INDIANAPOLIS — When the final buzzer sounded and the fireworks above the court went off, unleashing a torrent of confetti and streamers and tissue paper cut into pieces the size of a Reese’s that signaled the end of the college basketball season and the beginning of Duke’s celebration, Jahlil Okafor was not on the floor.
He was on the bench, sidelined due to foul trouble and defensive struggles and his inability to consistently make free throws, an issue in a game that only needed a couple of those freebies in order to be put on ice. Okafor, Duke’s first-team all-american and a soon-to-be top two pick in the 2015 NBA Draft, hadn’t played his best game anyway, finishing with just 10 points and three boards in 22 foul-plagued minutes.
But none of that mattered.
Because as soon as that buzzer sounded, Okafor took off on a dead sprint, the fastest he ran all night, as he tried to chase down Tyus Jones, his best friend, his point guard and the other half of a package deal that brought another national title to Durham. He caught Jones right around half court, enveloping him in a bear hug as the two went crashing to the floor, locked in embrace when the inevitability of tears became a reality.
“This is what we dreamed of,” Okafor said, ‘this’ being Duke’s 68-63 win over Wisconsin in the national title game on Monday night.
And ‘this’ is the reason that Jones and Okafor, the Class of 2014’s best point guard and big man, decided all those years ago that they were going to play their college basketball together.
The story has been told a million times by now. Jones and Okafor met in third grade, at the AAU nationals in Orlando. They grew close in ninth grade, when they roomed together while playing for USA Basketball, deciding then that they were going to play their college ball together. That was when they first discussed winning a national title together.
“And we did it,” Okafor said.
That moment the duo shared at midcourt? It was the culmination of that process, a relationship built and maintained despite two kids that come from different backgrounds, that lived more than 500 miles from each other, a friendship that turned into the bond of brotherhood.
“We told each other we loved each other,” Okafor said of their embrace. “This is what we dreamed of.”
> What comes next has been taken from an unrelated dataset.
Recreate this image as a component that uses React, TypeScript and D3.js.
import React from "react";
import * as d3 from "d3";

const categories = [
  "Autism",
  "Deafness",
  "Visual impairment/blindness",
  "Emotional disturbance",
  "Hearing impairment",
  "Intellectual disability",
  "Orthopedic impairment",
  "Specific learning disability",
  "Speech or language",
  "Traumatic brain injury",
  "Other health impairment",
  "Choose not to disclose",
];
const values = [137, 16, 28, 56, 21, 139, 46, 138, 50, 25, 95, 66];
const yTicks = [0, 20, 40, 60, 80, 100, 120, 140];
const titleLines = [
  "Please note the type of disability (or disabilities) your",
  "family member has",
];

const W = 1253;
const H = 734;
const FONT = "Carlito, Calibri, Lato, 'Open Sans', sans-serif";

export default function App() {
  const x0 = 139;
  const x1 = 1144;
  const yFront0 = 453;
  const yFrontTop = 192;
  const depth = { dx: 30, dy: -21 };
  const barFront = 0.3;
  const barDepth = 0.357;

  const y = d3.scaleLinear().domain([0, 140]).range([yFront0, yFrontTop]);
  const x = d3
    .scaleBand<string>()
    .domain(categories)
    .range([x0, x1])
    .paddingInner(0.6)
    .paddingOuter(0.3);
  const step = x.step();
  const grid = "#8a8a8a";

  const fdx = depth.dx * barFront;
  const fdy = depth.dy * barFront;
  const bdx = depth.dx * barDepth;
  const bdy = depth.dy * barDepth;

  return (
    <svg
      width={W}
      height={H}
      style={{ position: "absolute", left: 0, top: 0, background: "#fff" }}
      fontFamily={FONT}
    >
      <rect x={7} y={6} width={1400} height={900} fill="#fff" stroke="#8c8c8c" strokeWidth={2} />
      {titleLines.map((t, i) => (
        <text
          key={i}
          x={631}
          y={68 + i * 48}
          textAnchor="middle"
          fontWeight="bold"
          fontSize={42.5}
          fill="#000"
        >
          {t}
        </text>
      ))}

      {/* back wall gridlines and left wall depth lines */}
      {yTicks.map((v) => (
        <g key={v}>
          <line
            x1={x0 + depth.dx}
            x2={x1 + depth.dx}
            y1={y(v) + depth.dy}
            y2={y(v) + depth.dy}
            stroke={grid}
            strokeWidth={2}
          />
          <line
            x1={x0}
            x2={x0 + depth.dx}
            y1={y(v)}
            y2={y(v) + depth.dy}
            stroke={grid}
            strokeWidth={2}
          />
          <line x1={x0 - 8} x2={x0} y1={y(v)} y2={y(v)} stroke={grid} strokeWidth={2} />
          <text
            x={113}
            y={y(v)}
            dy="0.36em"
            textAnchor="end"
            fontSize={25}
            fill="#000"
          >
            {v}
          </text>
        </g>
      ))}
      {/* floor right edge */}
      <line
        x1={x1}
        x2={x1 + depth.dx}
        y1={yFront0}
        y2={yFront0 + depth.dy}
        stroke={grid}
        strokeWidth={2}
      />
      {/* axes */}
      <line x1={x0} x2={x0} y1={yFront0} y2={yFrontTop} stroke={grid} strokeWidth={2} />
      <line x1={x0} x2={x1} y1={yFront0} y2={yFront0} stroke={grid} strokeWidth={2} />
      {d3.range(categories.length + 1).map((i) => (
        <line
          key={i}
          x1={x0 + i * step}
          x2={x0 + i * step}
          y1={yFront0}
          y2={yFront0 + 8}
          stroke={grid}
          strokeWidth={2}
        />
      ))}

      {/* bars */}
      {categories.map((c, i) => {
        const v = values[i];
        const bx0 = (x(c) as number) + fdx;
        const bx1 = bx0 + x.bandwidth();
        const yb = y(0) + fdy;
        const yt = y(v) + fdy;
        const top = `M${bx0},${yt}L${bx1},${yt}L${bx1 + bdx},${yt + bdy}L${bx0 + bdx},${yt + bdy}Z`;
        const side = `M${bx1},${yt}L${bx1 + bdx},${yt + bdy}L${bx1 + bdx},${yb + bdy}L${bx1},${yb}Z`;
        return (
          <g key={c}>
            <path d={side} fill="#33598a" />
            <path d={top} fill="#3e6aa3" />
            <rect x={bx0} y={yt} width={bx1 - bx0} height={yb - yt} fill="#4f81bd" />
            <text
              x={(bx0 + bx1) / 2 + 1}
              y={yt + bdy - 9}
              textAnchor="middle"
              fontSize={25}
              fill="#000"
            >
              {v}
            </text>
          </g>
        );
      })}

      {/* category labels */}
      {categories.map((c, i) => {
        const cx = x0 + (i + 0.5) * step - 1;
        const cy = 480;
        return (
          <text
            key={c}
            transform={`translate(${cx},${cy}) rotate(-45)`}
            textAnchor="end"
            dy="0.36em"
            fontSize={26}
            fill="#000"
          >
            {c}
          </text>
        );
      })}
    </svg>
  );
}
“To come all that way,” Jones added. “We were just crying.”
What you have to understand here is that talk of package deals like this happen all the time on the recruiting circuit. Kids go to a camp or a tournament together. They enjoy each other’s company. They win a few games and have fun playing on the same team. Suddenly, they’re talking about how much they would like to go to college together without realizing just how much can change over the course of the next year, or two years, or whatever it ends up being. All it takes is one off-hand mention for it to become a tweet, which becomes a rumor, which becomes something that the players will be asked over and over again.
The kids themselves know that these things can take on a life of their own, and they’ll use that to their advantage. Talking about package deals creates a buzz, and maybe that buzz will help them get a better scholarship offer or a phone call from a program that normally wouldn’t call. Or, maybe, the two are friends and they do want to play in college together, but one of them is far better than the other. If they’re good enough, they can make ultimatums to get a friend a scholarship.
That’s a real package deal. To get one kid, you have to take the other kid.
“It showed a sensitivity that most teenagers would never have,” Coach K said. “It’s really a good thing. That’s the kind of young men they are. I saw that throughout the recruiting process.”
“I think what was different about Tyus and I was the fact we had our families involved,” Okafor added. “My dad, his mother. His dad, my aunt. We’re all just one big family. I consider his mom my second mom. Likewise him with my dad.”
The end result was that moment on the court, immediately after winning the national title.
That’s a memory that both Jones and Okafor will carry with them forever, much like the friendship that precipitated it.